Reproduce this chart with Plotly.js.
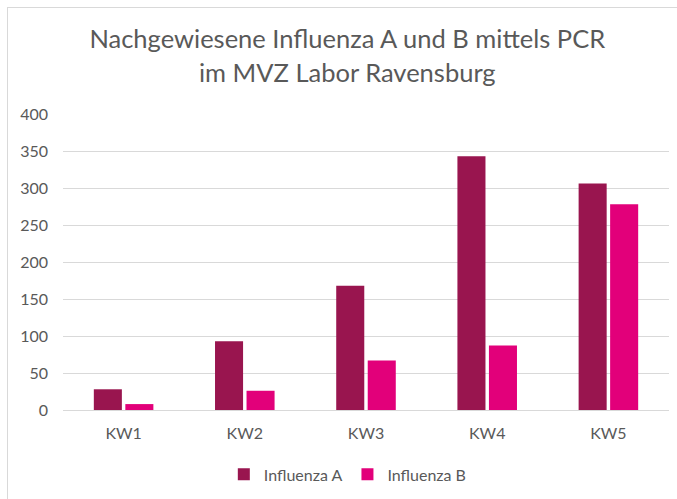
<!DOCTYPE html>
<html>
<head>
<meta charset="utf-8">
<script src="https://cdn.plot.ly/plotly-3.0.1.min.js"></script>
<style>
  html, body { margin: 0; padding: 0; background: #ffffff; }
  #wrap { position: relative; width: 677px; height: 499px; overflow: hidden; }
  #frame { position: absolute; left: 7px; top: 7px; width: 700px; height: 520px;
           border-left: 1px solid #d9d9d9; border-top: 1px solid #d9d9d9; pointer-events: none; }
  #chart { position: absolute; left: 0; top: 0; width: 677px; height: 499px; }
</style>
</head>
<body>
<div id="wrap">
  <div id="chart"></div>
  <div id="frame"></div>
</div>
<script>
const categories = ["KW1", "KW2", "KW3", "KW4", "KW5"];
const influenzaA = [28, 93, 168, 343, 306];
const influenzaB = [8, 26, 67, 87, 278];
const seriesNames = ["Influenza A", "Influenza B"];
const yTicks = [0, 50, 100, 150, 200, 250, 300, 350, 400];

const textColor = "#595959";
const fontFamily = "Lato, 'Open Sans', sans-serif";

const traces = [
  { type: "bar", name: seriesNames[0], x: categories, y: influenzaA,
    marker: { color: "#99154F" } },
  { type: "bar", name: seriesNames[1], x: categories, y: influenzaB,
    marker: { color: "#E2007A" } }
];

const layout = {
  width: 677, height: 499,
  paper_bgcolor: "rgba(0,0,0,0)", plot_bgcolor: "rgba(0,0,0,0)",
  margin: { l: 63, r: 8, t: 114, b: 86 },
  font: { family: fontFamily, color: textColor, size: 16 },
  title: {
    text: "Nachgewiesene Influenza A und B mittels PCR<br>im MVZ Labor Ravensburg",
    font: { family: fontFamily, size: 25.5, color: textColor },
    x: 0.513, xanchor: "center", xref: "container",
    y: 0.903, yanchor: "top", yref: "container"
  },
  barmode: "group",
  bargap: 0.48,
  bargroupgap: 0.11,
  xaxis: {
    type: "category",
    showgrid: false, showline: false, zeroline: false, ticks: "",
    ticklabelstandoff: 12,
    tickfont: { size: 16, color: textColor }
  },
  yaxis: {
    range: [0, 400],
    tickvals: yTicks,
    showgrid: true, gridcolor: "#d9d9d9", gridwidth: 1,
    zeroline: true, zerolinecolor: "#d9d9d9", zerolinewidth: 1,
    showline: false, ticks: "",
    ticklabelstandoff: 14,
    tickfont: { size: 16, color: textColor }
  },
  showlegend: true,
  legend: {
    orientation: "h", x: 0.47, xanchor: "center", y: -0.16, yanchor: "top",
    font: { size: 16, color: textColor },
    itemwidth: 30, traceorder: "normal"
  }
};

Plotly.newPlot("chart", traces, layout, { displayModeBar: false, staticPlot: true });
</script>
</body>
</html>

Directions for this task >> Track down every line with the word "chart" and copy it.

Response to this task >>
Reproduce this chart with Plotly.js.
  #chart { position: absolute; left: 0; top: 0; width: 677px; height: 499px; }
  <div id="chart"></div>
Plotly.newPlot("chart", traces, layout, { displayModeBar: false, staticPlot: true });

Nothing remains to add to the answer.